The goal of the first survey was to determine whether moving the camera or moving the calibration pattern is preferable. This takes advantage of the fact that only the relative orientation and translation between camera and pattern matters. Therefore we evaluated the following two scenarios:

  1. Fixing the camera position at the screen and let the user move the pattern like in front of a virtual mirror.

  2. Fixing the pattern position and let the user move the camera in a first-person-view like fashion.

There were 5 participants in this survey which successively tried both options. To exclude the effect of familiarization we randomized the the order of the options. The user guidance consisted only of the target pose overlay as shown in Figure 5. There were 9 target poses that had to be matched.

3.2 Pattern appearance survey

(a) The default ”chessboard” pattern
(b) The ”quadrille paper” pattern
Figure 6: The two overlay patterns we evaluated in our second user survey. Note that we now do overpaint the real board in the video stream.

Complementing the first survey, the second survey determined whether one can take advantage of the geometric property that the pattern can be flipped horizontally and vertically. To this end we chosen two different visualization of the calibration pattern as follows:

  1. The asymmetric chessboard as in used for the preceding survey.

  2. A quadrille paper visualization, which is fully symmetric yet still contains the necessary perspective cues.

To keep the connection between the target pose overlay and the physical calibration board when using the new visualization, we overpaint the actual calibration target in the video stream - similarly to [3]. We also apply the over-painting to the first option (see figure 6) to exclude the effect of tracking imprecision from the survey.

There were 7 Participants in this survey which had to reach 10 target poses. As with the preceding survey the order of the options was randomized so 3 participants started with option 1 and 3 participants started with option 2.

We only used the ”virtual mirror” setup based on the results from the first survey.

4 Results

In the following the results of our user surveys are shown. First we discuss the quantitative timings of each experiment. Then we also present some qualitative observations made during the trials.

4.1 Quantitative results

Table 1 shows the quantitative results of the first survey, giving the per-user times as well as the overall average.

t (first-person view) t (virtual mirror)
User 1 1:39 min 1:44 min
User 2 3:17 min 1:08 min
User 3 2:46 min 1:55 min
User 4 7:22 min 1:36 min
User 5 2:22 min 1:25 min
Mean 3:29 min 1:33 min
Table 1: time the users required to reach 9 given target poses.

The average calibration time of 1:33 min to complete the calibration show a strong advantage of the virtual mirror scenario over the first-person view approach with an average time of 3:29 min. Looking at the individual results we see that only User 1 is slightly faster using the first-person view, while all other Users were considerably faster using the virtual mirror approach. User 4 even struggles to complete the calibration using in the first-person view. Therefore we conclude that the virtual mirror approach is preferable.

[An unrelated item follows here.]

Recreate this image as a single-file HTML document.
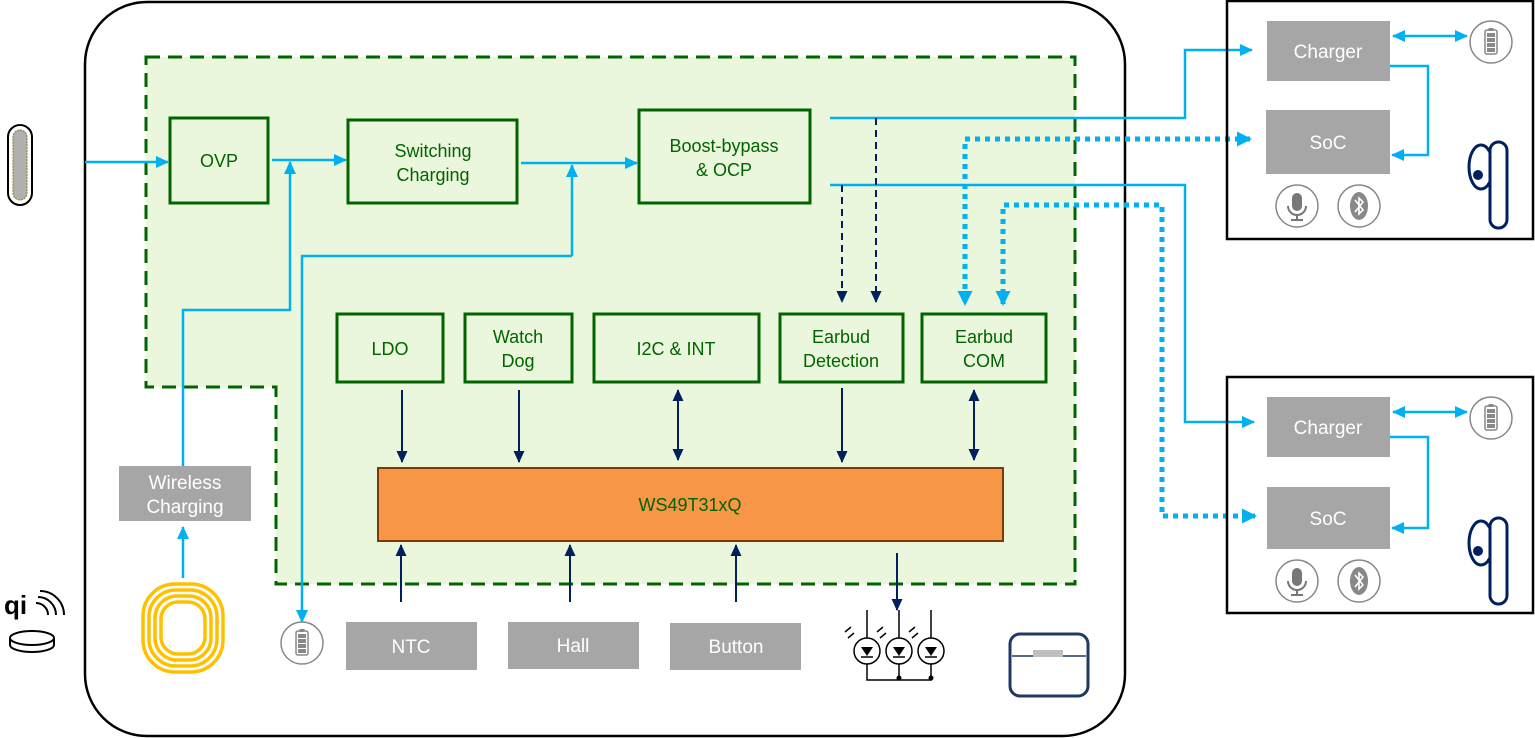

t (chessboard) t (quadrille paper)
User 1 2:14 min 1:00 min
User 2 2:07 min 1:20 min
User 3 3:06 min 2:11 min
User 4 3:43 min 3:20 min
User 5 1:21 min 1:44 min
User 6 1:52 min 2:00 min
Mean 2:24 min 1:56 min
Table 2: time the users required to reach 10 given target poses with different visualizations

Table 2 shows the results of the second survey, again giving the average as well as the per user times. There are only 6 results given as one participant failed to match the first intrinsic pose within  3 min with any method. Therefore we aborted the trial and no results are given.

The average time of 1:56 min to complete the calibration using the quadrille paper visualization shows a slight advantage over the chessboard visualization with 2:24 min. However looking at the individual results there are 2 participants being faster using the chessboard visualization. Furthermore there is strong variation between the individual users. Therefore no clear conclusion can be given.

4.2 Qualitative results

Additionally to the times presented above we made the following qualitative observations:

  • It took the participants much longer to match the intrinsic pose then the distortion pose.

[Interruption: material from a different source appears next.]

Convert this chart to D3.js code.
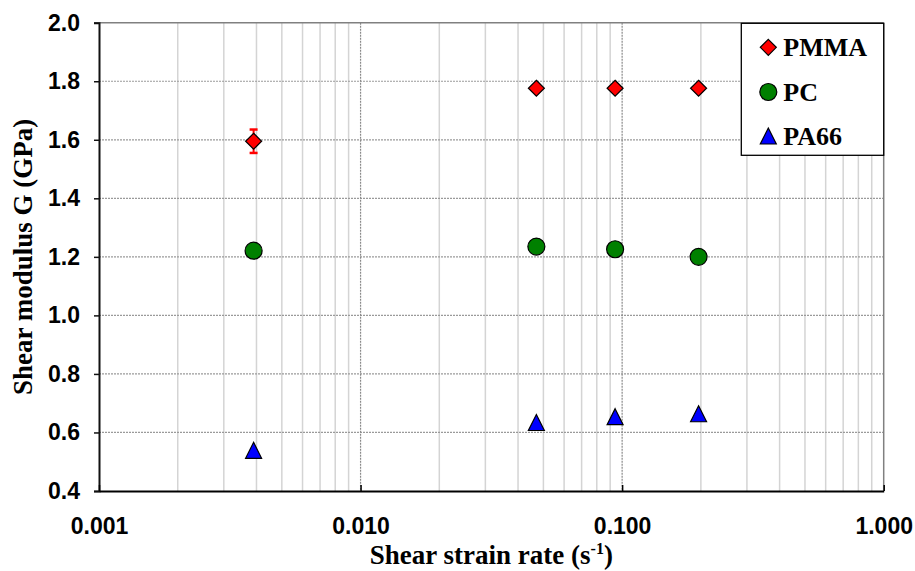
<!DOCTYPE html>
<html>
<head>
<meta charset="utf-8">
<script src="https://cdn.jsdelivr.net/npm/d3@7"></script>
<style>
  html, body { margin: 0; padding: 0; background: #fff; }
  svg { display: block; }
</style>
</head>
<body>
<svg id="chart" width="915" height="571"></svg>
<script>
// ---- data ----
const strainRates = [0.0039, 0.047, 0.094, 0.196];
const pmmaValues = [1.595, 1.776, 1.776, 1.776];
const pmmaErrors = [0.04, 0, 0, 0];
const pcValues = [1.221, 1.235, 1.226, 1.200];
const pa66Values = [0.539, 0.634, 0.654, 0.664];
const seriesNames = ["PMMA", "PC", "PA66"];
const xTickValues = [0.001, 0.01, 0.1, 1];
const xTickLabels = ["0.001", "0.010", "0.100", "1.000"];
const yTickValues = [0.4, 0.6, 0.8, 1.0, 1.2, 1.4, 1.6, 1.8, 2.0];
const xTitle = "Shear strain rate (s";
const xTitleSup = "-1";
const yTitle = "Shear modulus G (GPa)";

// ---- layout ----
const svg = d3.select("#chart");
const L = 99, R = 883.7, T = 22.7, B = 491;
const x = d3.scaleLog().domain([0.001, 1]).range([L, R]);
const y = d3.scaleLinear().domain([0.4, 2.0]).range([B, T]);

const sansBold = "'Liberation Sans', Arial, sans-serif";
const serifBold = "'Liberation Serif', 'Times New Roman', serif";

// minor vertical grid
const allX = x.ticks();
const minorX = allX.filter(d => !xTickValues.some(v => Math.abs(v - d) < 1e-12));
svg.append("g").selectAll("line").data(minorX).join("line")
  .attr("x1", d => x(d)).attr("x2", d => x(d))
  .attr("y1", T).attr("y2", B)
  .attr("stroke", "#d4d4d4").attr("stroke-width", 1.5);

// horizontal grid
svg.append("g").selectAll("line").data(yTickValues.filter(v => v > 0.4 && v < 2.0)).join("line")
  .attr("x1", L).attr("x2", R)
  .attr("y1", d => y(d)).attr("y2", d => y(d))
  .attr("stroke", "#9a9a9a").attr("stroke-width", 1.2)
  .attr("stroke-dasharray", "2,1");

// major vertical grid
svg.append("g").selectAll("line").data(xTickValues.slice(1, -1)).join("line")
  .attr("x1", d => x(d)).attr("x2", d => x(d))
  .attr("y1", T).attr("y2", B)
  .attr("stroke", "#8a8a8a").attr("stroke-width", 1.2)
  .attr("stroke-dasharray", "2,1");

// plot border (top/right gray)
svg.append("line").attr("x1", L).attr("x2", R).attr("y1", T).attr("y2", T)
  .attr("stroke", "#808080").attr("stroke-width", 1.5);
svg.append("line").attr("x1", R).attr("x2", R).attr("y1", T).attr("y2", B)
  .attr("stroke", "#808080").attr("stroke-width", 1.5);

// y axis
const yAxis = d3.axisLeft(y).tickValues(yTickValues).tickFormat(d3.format(".1f"))
  .tickSize(5).tickPadding(14);
const gy = svg.append("g").attr("transform", `translate(${L},0)`).call(yAxis);
gy.select(".domain").attr("stroke", "#111").attr("stroke-width", 2);
gy.selectAll(".tick line").attr("stroke", "#111").attr("stroke-width", 1.5);
gy.selectAll(".tick text").attr("font-family", sansBold).attr("font-weight", "bold")
  .attr("font-size", 23).attr("fill", "#000");

// x axis
const xAxis = d3.axisBottom(x).tickValues(xTickValues)
  .tickFormat((d, i) => xTickLabels[i]).tickSizeInner(-6).tickSizeOuter(0).tickPadding(27);
const gx = svg.append("g").attr("transform", `translate(0,${B})`).call(xAxis);
gx.select(".domain").attr("stroke", "#000").attr("stroke-width", 2);
gx.selectAll(".tick line").attr("stroke", "#000").attr("stroke-width", 1.5);
gx.selectAll(".tick text").attr("font-family", sansBold).attr("font-weight", "bold")
  .attr("font-size", 23).attr("fill", "#000");

// axis titles
svg.append("text")
  .attr("transform", `translate(32,${(T + B) / 2}) rotate(-90)`)
  .attr("text-anchor", "middle")
  .attr("font-family", serifBold).attr("font-weight", "bold").attr("font-size", 27)
  .text(yTitle);

const xt = svg.append("text")
  .attr("x", (L + R) / 2).attr("y", 564)
  .attr("text-anchor", "middle")
  .attr("font-family", serifBold).attr("font-weight", "bold").attr("font-size", 27);
xt.append("tspan").text(xTitle);
xt.append("tspan").attr("font-size", 16).attr("dy", -10).text(xTitleSup);
xt.append("tspan").attr("dy", 10).text(")");

// markers
const diamond = { draw(ctx, size) { const r = Math.sqrt(size) / 2; ctx.moveTo(0, -r); ctx.lineTo(r, 0); ctx.lineTo(0, r); ctx.lineTo(-r, 0); ctx.closePath(); } };
const triangle = { draw(ctx, size) { const r = Math.sqrt(size) / 2; ctx.moveTo(0, -r); ctx.lineTo(r, r); ctx.lineTo(-r, r); ctx.closePath(); } };
const symDiamond = d3.symbol().type(diamond).size(16 * 16)();
const symCircle = d3.symbol().type(d3.symbolCircle).size(Math.PI * 8.5 * 8.5)();
const symTriangle = d3.symbol().type(triangle).size(16 * 16)();

const series = [
  { name: seriesNames[0], values: pmmaValues, errors: pmmaErrors, path: symDiamond, fill: "#ff0000" },
  { name: seriesNames[1], values: pcValues, errors: null, path: symCircle, fill: "#008000" },
  { name: seriesNames[2], values: pa66Values, errors: null, path: symTriangle, fill: "#0000ff" }
];

// error bars
const eb = svg.append("g");
strainRates.forEach((r, i) => {
  const e = pmmaErrors[i];
  if (e > 0) {
    const cx = x(r);
    eb.append("line").attr("x1", cx).attr("x2", cx)
      .attr("y1", y(pmmaValues[i] + e)).attr("y2", y(pmmaValues[i] - e))
      .attr("stroke", "#ff0000").attr("stroke-width", 2);
    [pmmaValues[i] + e, pmmaValues[i] - e].forEach(v => {
      eb.append("line").attr("x1", cx - 4).attr("x2", cx + 4)
        .attr("y1", y(v)).attr("y2", y(v))
        .attr("stroke", "#ff0000").attr("stroke-width", 2.5);
    });
  }
});

series.forEach(s => {
  svg.append("g").selectAll("path").data(s.values).join("path")
    .attr("d", s.path)
    .attr("transform", (d, i) => `translate(${x(strainRates[i])},${y(d)})`)
    .attr("fill", s.fill).attr("stroke", "#000").attr("stroke-width", 1.2);
});

// legend
const lg = svg.append("g");
lg.append("rect").attr("x", 741.3).attr("y", 23.3).attr("width", R - 741.3).attr("height", 132)
  .attr("fill", "#fff").attr("stroke", "#000").attr("stroke-width", 1.3);
const legendY = [47.3, 92, 136];
series.forEach((s, i) => {
  lg.append("path").attr("d", s.path)
    .attr("transform", `translate(768.3,${legendY[i]})`)
    .attr("fill", s.fill).attr("stroke", "#000").attr("stroke-width", 1.2);
  lg.append("text").attr("x", 783.3).attr("y", legendY[i]).attr("dy", "0.35em")
    .attr("font-family", serifBold).attr("font-weight", "bold").attr("font-size", 26)
    .text(s.name);
});
</script>
</body>
</html>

  • With the ”quadrille paper” pattern, some users did not rotate the pattern to match the distortion calibration pose, but rather moved it out of view.

  • The users reached a target pose faster if it was from the same category as the previous one; e.g. if a distortion pose followed a distortion pose. Conversely the needed to re-orient if e.g. a distortion pose followed a intrinsic pose.

  • When asked about the experience users preferred the ”quadrille paper” visualization - even if their calibration time was higher in this mode.

Here the time it took the participants to match the intrinsic pose was the determining factor in overall calibration time.

5 Conclusion

We have presented an evaluation of different user guidance methods for camera calibration. This allows us to give a recommendation that the ”virtual mirror” setup is preferable for camera calibration. However the results of our second survey only hint that using the simplified ”quadrille paper” overlay is of advantage. While the user feedback was generally positive and we measured a slight advantage in the average calibration time, there was a strong variation between the individual participants. Therefore a larger scale survey is necessary to give a definitive answer here.

However our qualitative observations indicate that larger gains are to be expected from adapting the pose sequence then from modifying the pattern visualization. Particularly the arbitrary switching between the pose categories requires physical and mental switching on the user side. Additionally we observed that matching 3 arbitrary rotations of the pattern to the target pose took considerably longer then to match the position.

Therefore the pose sequence should adapted to further improvements on user guidance. Currently the poses optimize the algorithmic constrains while neglecting the user. One option would be to find for a better compromise between these two objectives. Alternatively one could introduce ”guidance only” poses that are placed between the current pattern position and the target pose. Those would not be used for calibration, but rather to give the user more hints on how to reach the target pose. Trivially one could insert the neutral pose between two calibration poses s.t. only 3 DOF change between each two displayed targets.